Continuous query with Neo4j


(Eric) #1

I have a requirement on my system to support subscriptions to parts of a graph, based on cypher queries.
Basically, if a user wants to get all nodes related to a specific relationship, the query MATCH (n)-[r:my_relationship]->(p) RETURN p will give the wanted results. But if later a new node with this relationship is created, I would like to notify the users who subscribed with this new node. So, I need what we call a continuous query system, that is to say a way to re-execute automatically the queries which are impacted by graph modifications (create/update/delete). Of course, I can have more complex queries with LIMIT, sorting, etc.

What is the best way to support continuous queries with Neo4j ?


(Eric) #2

Do you have a plan to support continuous queries, like is supported by RethinkDB or MongoDB in your roadmap ?


(Josh Southerland) #3

Hi Eric,

I haven't used them yet, but APOC has triggers that can be used to cause cypher queries to execute in response to data being updated. Those may be worth looking into: https://neo4j-contrib.github.io/neo4j-apoc-procedures/#_triggers


(Eric) #4

Yes, I have seen triggers. But as far as I know, you receive notifications for all transactions, and then you have to parse the transaction event to check if the notification is relevant.
What I need is more fine grained : I would need to declare a (dynamic, not hard-coded) Cypher query and receive events every time a node is created/updated/deleted which has a link to this Cypher query results only.
Do you see what I mean ?


(Josh Southerland) #5

I see, that makes sense.

It seemed like you were asking for two things:

  1. A way to notify users
  2. A way to automatically re-execute queries when nodes are updated

and APOC triggers seemed like a possible solution to (2)

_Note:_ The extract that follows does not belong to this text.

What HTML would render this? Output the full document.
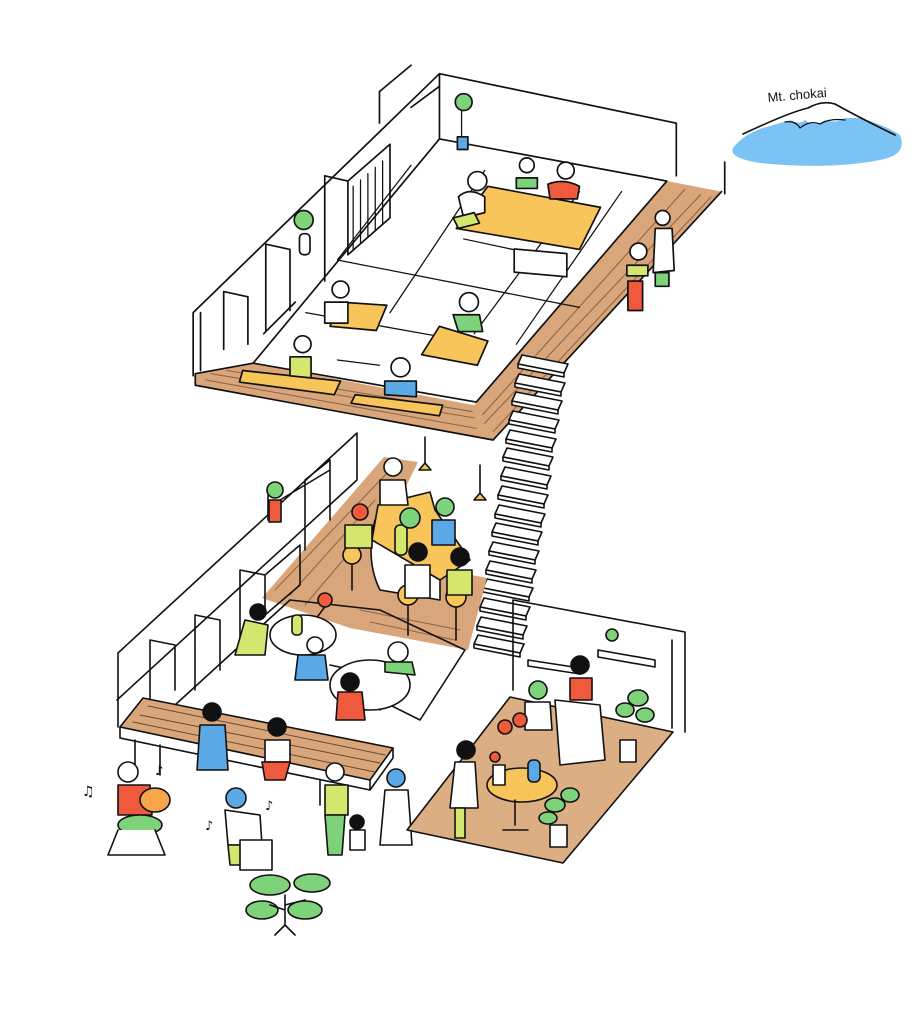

edit: It looks like the queries that need to be re-executed can't be fully specified at the time of setting the trigger?


(Eric) #6

Exactly, our need is to define the Cypher queries at runtime when users ask for subscriptions, and these Cypher queries can be removed when all users have unsubscribed. Our Cypher queries are not hard-coded. They are defined by users via a DSL, and we interpret this DSL into Cypher.


(Jiropole) #7

Offhand, I don't see an easy way to avoid some scanning, but maybe avoid polling. E.g combining a transaction hook with a scheduler service. The hook maintains a list of "subscriptions" but those details might vary on use case – I can only surmise. If it's as simple as each subscription having its own relationship type, then you would scan through the transaction change log for each subscription, and on match, schedule a notification that the related query should be re-run. Or perhaps each subscription watches certain start or end nodes – similar logic could be used.

This could obviously get pretty heavy-weight, but it's the only thing I can think of that doesn't involve polling, or using some major external machinery to match granular changes with subscriptions.